What's anti American here, that Dixie Chick (who are they, anyway?) saying that Bush is an embarrassment, or
this?
Where's Bill O'Blather now?
Where's Neil Bore-tz?

This country's gone through the looking glass. You'd think we were at war with Hollywood celebrities and
French-American citizens instead of Islamo-nuts.
This is every bit a "hate crime" as burning a cross on a black family's lawn. If we're gonna prosecute something as a "hate crime" (and I'm not generally comfortable with that whole idea, but that's another issue for another time) then these pr***ks should be brought to account.

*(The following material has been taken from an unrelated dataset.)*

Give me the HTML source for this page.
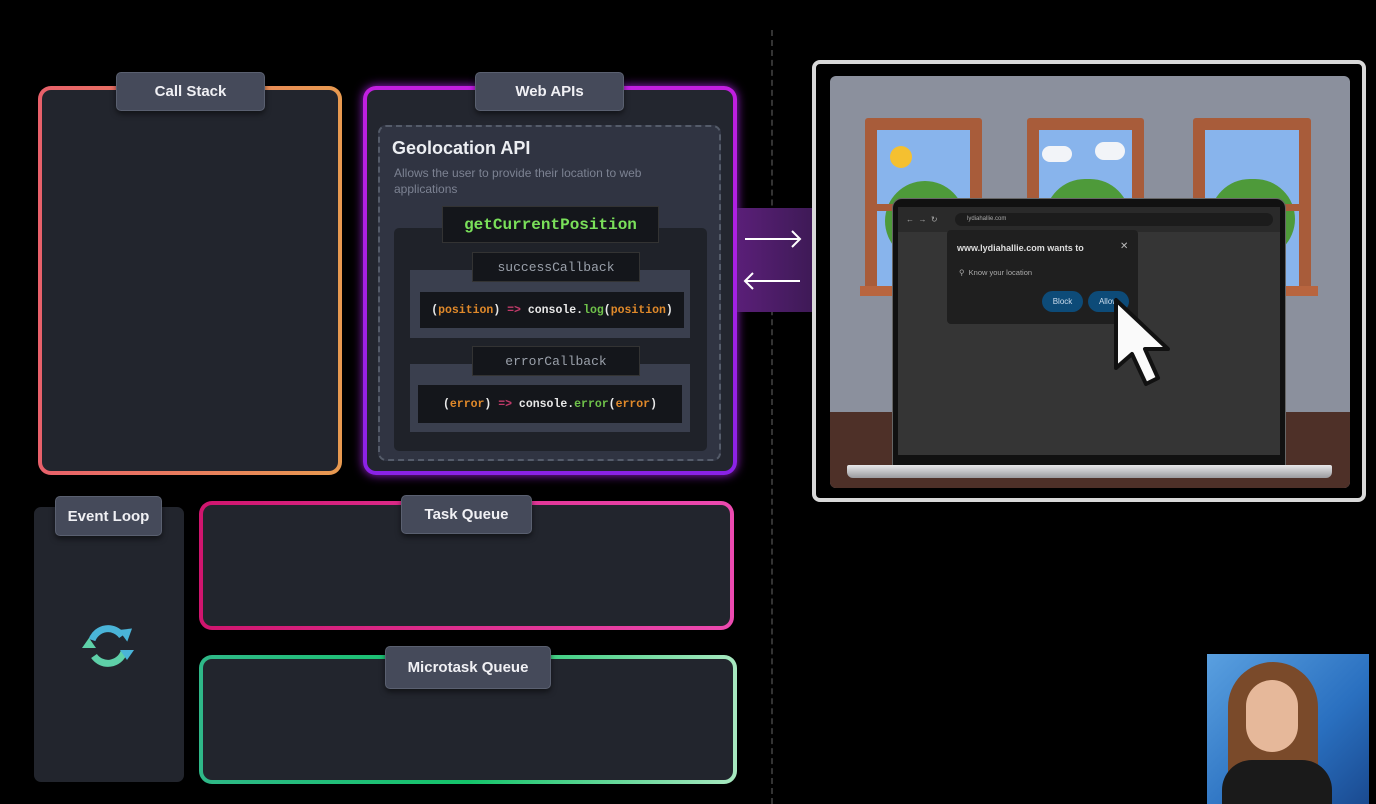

Make 'em sit in a room for a year and watch Jean-Luc Goddard films, and having nothing to eat but sweetbreads.

The yahoos who do this kind of thing take their lead directly from chest-thumbing cretins like Hannity and Mike "Savage," who define balls as the ablility to insult Barbara Streisand, and indirectly from Rumsfield, who defines balls as the ability to target Iraq the day the worst attack on American citizens in history. The former are evil scoutmasters manipulating their easily fooled listeners; Rummy is just increasingly dangerous to our national security.

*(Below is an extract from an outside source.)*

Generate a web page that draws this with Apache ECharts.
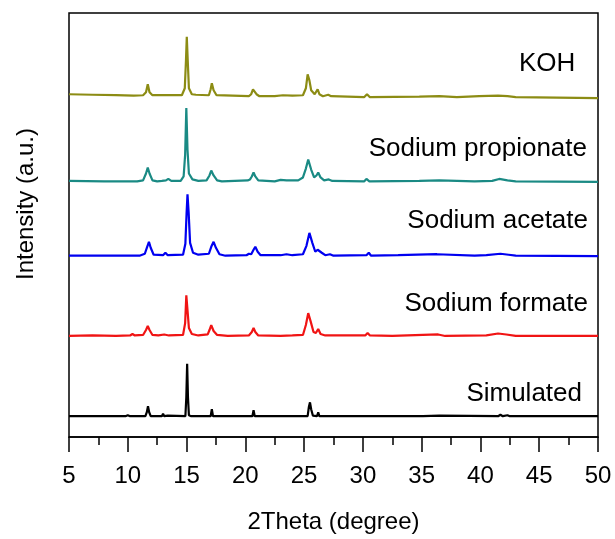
<!DOCTYPE html>
<html>
<head>
<meta charset="utf-8">
<title>XRD</title>
<script src="https://cdn.jsdelivr.net/npm/echarts@6/dist/echarts.min.js"></script>
<style>
  html, body { margin: 0; padding: 0; background: #fff; }
  #chart { width: 615px; height: 539px; }
</style>
</head>
<body>
<div id="chart"></div>
<script>
// patterns are already offset (intensity, a.u.)
const seriesNames = ['KOH', 'Sodium propionate', 'Sodium acetate', 'Sodium formate', 'Simulated'];
const xTicks = [5, 10, 15, 20, 25, 30, 35, 40, 45, 50];

const koh = [
  [5,346],[7,345.5],[9,345],[10.5,344.5],[11.3,345],[11.55,348],[11.7,356],[11.85,348],[12.1,345],
  [12.9,345],[13.05,347],[13.2,345],[14.6,345],[14.85,352],[14.95,380],[15.02,404],[15.1,380],[15.2,352],
  [15.45,346],[15.8,345.5],[16.9,345],[17.05,351],[17.15,357],[17.3,350],[17.55,345],[20.3,344],[20.5,346],
  [20.65,351],[20.8,352],[20.95,346],[21.2,344],[22.5,344],[23.2,345],[24,344.5],[24.9,345],[25.15,352],
  [25.3,366],[25.45,360],[25.6,350],[25.9,346],[26.15,351],[26.3,346],[26.6,344],[27.05,345.5],[27.3,344],
  [30.1,343],[30.35,346],[30.6,343],[34.8,343.5],[36.5,344],[38,343],[39.9,344],[41.5,344.5],[42.3,344],
  [43,343],[50,342]
];
const propionate = [
  [5,258.5],[8,258],[10.8,258],[11.3,259],[11.55,266],[11.7,272],[11.85,266],[12.1,259],[12.5,258],
  [12.9,258.5],[13.05,260.5],[13.25,259],[13.45,260.5],[13.7,258.5],[14.5,258.5],[14.75,263],[14.88,285],
  [14.98,332],[15.08,290],[15.2,266],[15.5,260],[16,258.5],[16.7,259],[16.95,264],[17.1,269],[17.3,264],
  [17.6,259],[18,258],[20.2,259],[20.4,260],[20.55,263],[20.7,267],[20.85,263],[21.1,259],[22.5,258],
  [23,259.5],[23.5,259],[24.5,259],[24.9,262],[25.15,271],[25.35,280],[25.6,270],[25.85,262],[26.05,264],
  [26.2,267],[26.4,262],[26.7,259],[27.1,260],[27.4,258.5],[30.1,258],[30.3,260.5],[30.55,258],[34.8,258.5],
  [36.5,259],[39.5,258],[41,258.5],[41.6,260.5],[42.3,259],[43,258],[50,257.5]
];
const acetate = [
  [5,183],[8,183],[11,183],[11.45,185],[11.65,192],[11.8,197],[11.95,191],[12.2,184],[13,183.5],
  [13.2,186],[13.4,183.5],[14.7,184],[14.9,195],[15.0,225],[15.08,245],[15.18,226],[15.3,196],[15.55,186],
  [16,184],[16.9,185],[17.1,192],[17.3,197],[17.5,191],[17.8,184.5],[18.3,183],[20.1,183.5],[20.3,185],
  [20.5,184.5],[20.7,189],[20.85,192],[21.05,187],[21.3,183.5],[23,183.5],[23.5,184.5],[24,183.5],
  [24.9,184.5],[25.2,193],[25.45,206],[25.7,196],[25.95,187],[26.15,189],[26.3,190],[26.5,186],[26.8,183.5],
  [27.2,184.5],[27.5,183],[30.3,183.5],[30.5,186],[30.7,183],[33,183.5],[36.3,184.5],[39.5,183],[40.5,183.5],
  [41.7,185],[42.4,184],[43,183],[50,182.5]
];
const formate = [
  [5,102],[7,102.5],[9,102],[10.2,102.5],[10.4,104],[10.6,102.5],[11.3,103],[11.55,108],[11.7,112],
  [11.85,108],[12.1,103],[12.6,102.5],[13.1,103.5],[13.5,102.5],[14.7,103],[14.88,115],[14.98,143],
  [15.08,128],[15.2,110],[15.45,104],[16,102.5],[16.8,103.5],[16.95,108],[17.1,113],[17.3,107],[17.6,103],
  [18.5,102],[20.3,102.5],[20.55,106],[20.7,110],[20.85,106],[21.1,102.5],[23,102],[24,102.5],[24.9,103],
  [25.15,113],[25.35,125],[25.55,117],[25.8,106],[26.0,105],[26.2,109],[26.4,104],[26.8,102.5],[30.2,102.5],
  [30.4,105],[30.6,102.5],[32.5,102],[36.4,103.5],[37,102],[40.5,102.5],[41.5,104.5],[42.2,103.5],[43,102],
  [50,102]
];
const simulated = [
  [5,21],[9.8,21],[10,22],[10.2,21],[11.5,21],[11.62,25],[11.72,31],[11.82,25],[11.95,21],[12.9,21],
  [13.0,23.5],[13.1,21],[13.4,21.5],[14.9,21],[14.98,40],[15.05,74],[15.12,40],[15.2,22],[15.4,21],
  [17.05,21],[17.15,28],[17.25,21],[20.6,21],[20.7,27],[20.8,21],[23.2,21],[23.3,22],[23.4,21],[25.3,21],
  [25.4,30],[25.5,35],[25.6,28],[25.75,21.5],[26.1,21],[26.2,25],[26.3,21],[30.3,21],[30.4,23],[30.5,21],
  [34.9,21],[35,22],[35.1,21],[36.5,21.5],[41.5,21],[41.7,22.5],[41.9,21],[42.3,22],[42.5,21],[50,21]
];

const patterns = [koh, propionate, acetate, formate, simulated];
const lineColors = ['#8c8c14', '#1a8a84', '#0000f0', '#f01414', '#000000'];

const chart = echarts.init(document.getElementById('chart'));
const font = 'Arial, "Liberation Sans", sans-serif';

chart.setOption({
  animation: false,
  backgroundColor: '#fff',
  grid: {
    left: 69, right: 17, top: 13, bottom: 98,
    show: true, borderColor: '#000', borderWidth: 1.5
  },
  xAxis: {
    type: 'value',
    min: 5, max: 50, interval: 5,
    name: '2Theta (degree)',
    nameLocation: 'middle',
    nameGap: 73,
    nameTextStyle: { fontSize: 24, color: '#000', fontFamily: font },
    axisLine: { show: true, lineStyle: { color: '#000', width: 1.5 } },
    axisTick: { show: true, length: 15, lineStyle: { color: '#000', width: 1.5 } },
    minorTick: { show: true, splitNumber: 2, length: 8, lineStyle: { color: '#000', width: 1.5 } },
    axisLabel: {
      margin: 27, fontSize: 24, color: '#000', fontFamily: font,
      formatter: v => (xTicks.indexOf(v) >= 0 ? String(v) : '')
    },
    splitLine: { show: false }
  },
  yAxis: {
    type: 'value',
    min: 0, max: 428,
    axisLine: { show: false },
    axisTick: { show: false },
    axisLabel: { show: false },
    splitLine: { show: false }
  },
  graphic: [
    { type: 'text', left: 519, top: 51, style: { text: seriesNames[0], font: '26px ' + font, fill: '#000' } },
    { type: 'text', right: 28, top: 136, style: { text: seriesNames[1], font: '26px ' + font, fill: '#000' } },
    { type: 'text', right: 27, top: 208, style: { text: seriesNames[2], font: '26px ' + font, fill: '#000' } },
    { type: 'text', right: 27, top: 291, style: { text: seriesNames[3], font: '26px ' + font, fill: '#000' } },
    { type: 'text', right: 33, top: 381, style: { text: seriesNames[4], font: '26px ' + font, fill: '#000' } },
    {
      type: 'text', x: 26, y: 204, rotation: Math.PI / 2,
      style: { text: 'Intensity (a.u.)', font: '24px ' + font, fill: '#000', align: 'center', verticalAlign: 'middle' }
    }
  ],
  series: patterns.map((data, i) => ({
    name: seriesNames[i],
    type: 'line',
    data: data,
    showSymbol: false,
    symbol: 'none',
    lineStyle: { color: lineColors[i], width: 2.2 },
    z: 2
  }))
});
</script>
</body>
</html>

Chirac is manipulative scum and totally irresponsible, but there are plenty of people of France who are worried about their own problems with Muslim Immigrants (look at how well Le Pen did) and we shouldn't be alienating them by spending taxpayer dollars debating whether the Congressional cafeteria should rename French fries "Freedom fries." What garbage.

Chirac, with his dunderheaded attempts at strong arming Eastern Europe, is alienating the entire world even more quickly than Bush, Jr.is, and he'll be consigned appropriately shortly. Meanwhile, we're alienating a liberal democracy with whom we've got a shared 200+ year history where we've helped each other out of several jams (usually because it was in our own respective national interests), while staying mum on our theocratic friends like the Saudis or our authoritarian friends (who are perilously close to become theocracies themselves) like the Pakis.

These French bashing jokes were funny, but it's getting old.